Паулина подарила ему уже трех детей — двух мальчишек и девочку, названную Каролиной (потом будут еще две девочки и мальчик). Сначала случился выкидыш. Паулина была на четвертом месяце, когда в октябре 1812 года почтальон принес письмо в траурной рамке. Ей показалось, что письмо из Готты, где остались ее близкие, и она свалилась замертво. Письмо было из Вюртемберга: умер отец Шеллинга. Несколько дней Паулина чувствовала себя плохо, и затем наступили преждевременные роды. Шеллинг горевал и строил мрачные прогнозы на будущее. Ему так хотелось иметь детей.
Через год все обошлось благополучно, на свет появился здоровый мальчик, названный в честь матери Паулем. Счастливый отец описывал теще подробности родов, которые прошли необыкновенно легко. «Это было прекрасное, незабываемое мгновение». У Шеллинга удивительно развито эстетическое отношение к миру. Раз уж он смог опоэтизировать даже смерть самого близкого ему существа, как же ему не любоваться появлением на свет нового человека!
Как он был горд и доволен своим сыном! «Это замечательный ребенок, совсем не такой, каких я видел прежде, у него развитые формы, он круглый, упитанный, сильный и очень длинный, так что трудно понять, как это Паулина перенесла так легко беременность. Что мне особенно в нем нравится, так это выражение лица, умное, понимающее, разумное. Мне не следовало бы упоминать об этом, так как все находят, что он похож на меня, как две капли воды. А голова у него в темных волосиках, большие красивые ногти на ногах и руках, и весь он полон жизненной силы. Паулина носила его, сколько нужно, вес и размеры у него нормальные, вообще сделан он заботливо и умело, это не фрагмент будущего человека, а настоящий человек, да еще парень».
В кругу семьи хорошо. Только вот работа не клеится. Дома стало шумно, пищат малыши, снует прислуга. Столица тяготит его. «Лучше жить в деревне, чем в этой сутолоке, где каждый третий — солдат». Летние месяцы он проводит за городом. Ищет уединения.
В 1818 году он уже в марте перебрался в Валлерзее. Здесь гробовая тишина и изумительный ландшафт. Но покоя и радости нет. Он думает о том, как лучше устроить свой быт в городе. Прежде всего надо убрать шкаф, стоящий перед входом в его комнату, чтобы никто не попадался ему на глаза, и запереть все ведущие в кабинет двери. От Паулины нет писем, он волнуется, собрался уже возвращаться в Мюнхен, как вдруг пришло долгожданное письмо. Слава богу, все в порядке. Жена и дети здоровы. «Я могу находиться в разлуке с вами только потому, что уверен, если бог даст мне здоровье и силы, я завершу наконец свою работу». Он ложится спать в половине десятого, встает в половине шестого. Но «Мировые эпохи» далеки от завершения.

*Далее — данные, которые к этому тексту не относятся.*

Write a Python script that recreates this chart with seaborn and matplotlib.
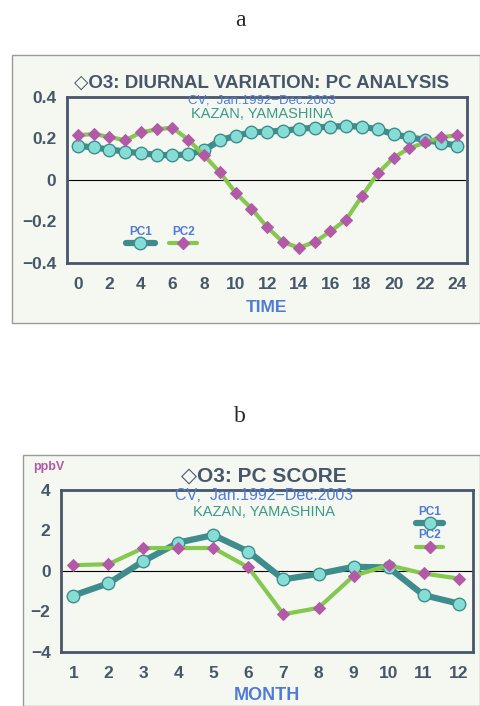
import numpy as np
import pandas as pd
import matplotlib
matplotlib.use('Agg')
import matplotlib.pyplot as plt
import seaborn as sns
from matplotlib.patches import Rectangle
from matplotlib.lines import Line2D

# Diurnal variation: PC loadings (a)
hours = list(range(25))
pc1_hour = [0.164, 0.156, 0.146, 0.136, 0.128, 0.120, 0.118, 0.123, 0.143, 0.190,
            0.212, 0.228, 0.232, 0.236, 0.245, 0.251, 0.256, 0.259, 0.256, 0.243,
            0.220, 0.204, 0.193, 0.178, 0.165]
pc2_hour = [0.215, 0.220, 0.207, 0.190, 0.228, 0.243, 0.251, 0.193, 0.118, 0.036,
            -0.062, -0.138, -0.228, -0.300, -0.326, -0.300, -0.248, -0.191, -0.078, 0.031,
            0.107, 0.152, 0.180, 0.204, 0.215]

# PC score by month (b)
months = list(range(1, 13))
pc1_month = [-1.22, -0.62, 0.48, 1.40, 1.77, 0.95, -0.42, -0.15, 0.20, 0.17, -1.20, -1.62]
pc2_month = [0.28, 0.33, 1.13, 1.13, 1.13, 0.17, -2.15, -1.83, -0.25, 0.28, -0.13, -0.38]

sns.set_style('white')
plt.rcParams['font.family'] = ['Liberation Sans', 'DejaVu Sans']

TEAL = '#3f8c8c'
CYAN = '#86ddd6'
GREEN = '#84c84e'
MAGENTA = '#b25aa8'
SLATE = '#48566a'
BLUE = '#4f7bd6'
KAZAN = '#3a9a88'
BG = '#f5f8f1'
W, H = 480, 706

fig = plt.figure(figsize=(4.8, 7.06), dpi=100)


def fx(x):
    return x / W


def fy(y):
    return 1 - y / H


# panel backgrounds (behind the axes)
fig.patches.append(Rectangle((fx(12), fy(323)), fx(480) - fx(12), fy(55) - fy(323),
                             transform=fig.transFigure, facecolor=BG, edgecolor='#9a9a9a',
                             lw=1, zorder=-5))
fig.patches.append(Rectangle((fx(23), fy(706)), fx(480) - fx(23), fy(455) - fy(706),
                             transform=fig.transFigure, facecolor=BG, edgecolor='#9a9a9a',
                             lw=1, zorder=-5))

fig.text(0.5, fy(20), 'a', ha='center', va='center', fontsize=17, family='Liberation Serif')
fig.text(0.5, fy(416), 'b', ha='center', va='center', fontsize=17, family='Liberation Serif')

df_a = pd.DataFrame({'hour': hours, 'PC1': pc1_hour, 'PC2': pc2_hour})
df_b = pd.DataFrame({'month': months, 'PC1': pc1_month, 'PC2': pc2_month})


def style_axes(ax):
    ax.set_facecolor('none')
    for s in ax.spines.values():
        s.set_color(SLATE)
        s.set_linewidth(2)
    ax.axhline(0, color='black', lw=0.8, zorder=1)
    ax.tick_params(axis='both', direction='out', length=4, width=1.2, color=SLATE,
                   labelcolor=SLATE, labelsize=12.5)
    ax.tick_params(axis='x', pad=6)
    for lab in ax.get_xticklabels() + ax.get_yticklabels():
        lab.set_fontweight('bold')
    ax.set_xlabel('')
    ax.set_ylabel('')


def draw_lines(ax, df, xcol):
    sns.lineplot(data=df, x=xcol, y='PC1', ax=ax, color=TEAL, lw=4.5, marker='o',
                 markersize=9, markerfacecolor=CYAN, markeredgecolor=TEAL, markeredgewidth=1,
                 zorder=3)
    sns.lineplot(data=df, x=xcol, y='PC2', ax=ax, color=GREEN, lw=3, marker='D',
                 markersize=6, markerfacecolor=MAGENTA, markeredgecolor=MAGENTA, zorder=4)


def legend_item(ax, x0, x1, y, ty, label, color, lw, mk, ms, mfc, mec):
    ax.add_line(Line2D([x0, x1], [y, y], transform=ax.transAxes, color=color, lw=lw,
                       solid_capstyle='round', zorder=5))
    ax.add_line(Line2D([(x0 + x1) / 2], [y], transform=ax.transAxes, marker=mk, ms=ms,
                       mfc=mfc, mec=mec, lw=0, zorder=6))
    ax.text((x0 + x1) / 2, ty, label, transform=ax.transAxes, ha='center', va='center',
            color=BLUE, fontsize=8.5, fontweight='bold')


# ---- (a) diurnal variation ----
ax1 = fig.add_axes([fx(66.7), fy(263), fx(467) - fx(66.7), fy(96.7) - fy(263)])
draw_lines(ax1, df_a, 'hour')
ax1.set_xlim(-0.7, 24.65)
ax1.set_ylim(-0.4, 0.4)
ax1.set_xticks(range(0, 25))
ax1.set_xticklabels([str(h) if h % 2 == 0 else '' for h in range(25)])
ax1.set_yticks(np.arange(-0.4, 0.41, 0.1))
ax1.set_yticklabels(['\u22120.4', '', '\u22120.2', '', '0', '', '0.2', '', '0.4'])
style_axes(ax1)
legend_item(ax1, 0.148, 0.220, 0.120, 0.186, 'PC1', TEAL, 4.5, 'o', 9, CYAN, TEAL)
legend_item(ax1, 0.256, 0.326, 0.120, 0.186, 'PC2', GREEN, 3, 'D', 6, MAGENTA, MAGENTA)

fig.text(fx(262), fy(83), '\u25c7O3: DIURNAL VARIATION: PC ANALYSIS', ha='center', va='center',
         fontsize=13.5, fontweight='bold', color=SLATE)
fig.text(fx(262), fy(100.5), 'CV;  Jan.1992\u2212Dec.2003', ha='center', va='center',
         fontsize=9.5, color=BLUE)
fig.text(fx(262), fy(114), 'KAZAN, YAMASHINA', ha='center', va='center',
         fontsize=10.5, color=KAZAN)
fig.text(fx(266), fy(307), 'TIME', ha='center', va='center', fontsize=12.5,
         fontweight='bold', color=BLUE)

# ---- (b) PC score ----
ax2 = fig.add_axes([fx(61), fy(651.7), fx(473) - fx(61), fy(490) - fy(651.7)])
draw_lines(ax2, df_b, 'month')
ax2.set_xlim(0.65, 12.41)
ax2.set_ylim(-4, 4)
ax2.set_xticks(months)
ax2.set_yticks(range(-4, 5))
ax2.set_yticklabels(['\u22124', '', '\u22122', '', '0', '', '2', '', '4'])
style_axes(ax2)
legend_item(ax2, 0.862, 0.927, 0.796, 0.862, 'PC1', TEAL, 4.5, 'o', 9, CYAN, TEAL)
legend_item(ax2, 0.862, 0.927, 0.649, 0.722, 'PC2', GREEN, 3, 'D', 6, MAGENTA, MAGENTA)

fig.text(fx(49), fy(467), 'ppbV', ha='center', va='center', fontsize=9, color=MAGENTA,
         fontweight='bold')
fig.text(fx(264), fy(476), '\u25c7O3: PC SCORE', ha='center', va='center',
         fontsize=15, fontweight='bold', color=SLATE)
fig.text(fx(264), fy(496), 'CV;  Jan.1992\u2212Dec.2003', ha='center', va='center',
         fontsize=11.5, color=BLUE)
fig.text(fx(264), fy(512), 'KAZAN, YAMASHINA', ha='center', va='center',
         fontsize=10.5, color=KAZAN)
fig.text(fx(267), fy(695), 'MONTH', ha='center', va='center', fontsize=13,
         fontweight='bold', color=BLUE)

fig.savefig('out.png', dpi=100)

А Шеллинг по-прежнему уверен в своих силах. Ему кажется: еще одно усилие — и будет поставлена точка, книга уже почти готова, остается навести лишь последний блеск. «Я стою там, где хотел, и нужно мне всего лишь несколько часов, свободных от посторонних занятий, чтобы все закончить, к моему полному удовлетворению». Это он пишет в январе 1819 года шведскому поэту П. Аттербому.
Год назад они виделись, и Аттербом нашел во внешности философа нечто наполеоноподобное. «Его манера вести разговор несет печать своеобычности, непосредственности, лаконичности, он всегда попадает в точку, чем, как рассказывают, отличались лучшие беседы императора; различие в принципах и устремлениях между ними абсолютно, сходство касается чисто внешней манеры, которая является общей для всех мужей
Слава его растет и давно перешагнула границы Германии. В Швеции начало выходить Полное собрание сочинений. К 1819 году издано уже четыре тома. Из Франции приезжают к нему на выучку два философа — Виктор Кузен и Луи Ботен. Каждый из них проводит в Мюнхене по месяцу, стараясь проникнуть в глубины его учения. Шеллинг очаровывает и того, и другого, держит перед каждым длинные речи, из которых они мало что усваивают. Вот когда речь зашла о политике, Кузен уверенно записал в своем дневнике «Думает, как я».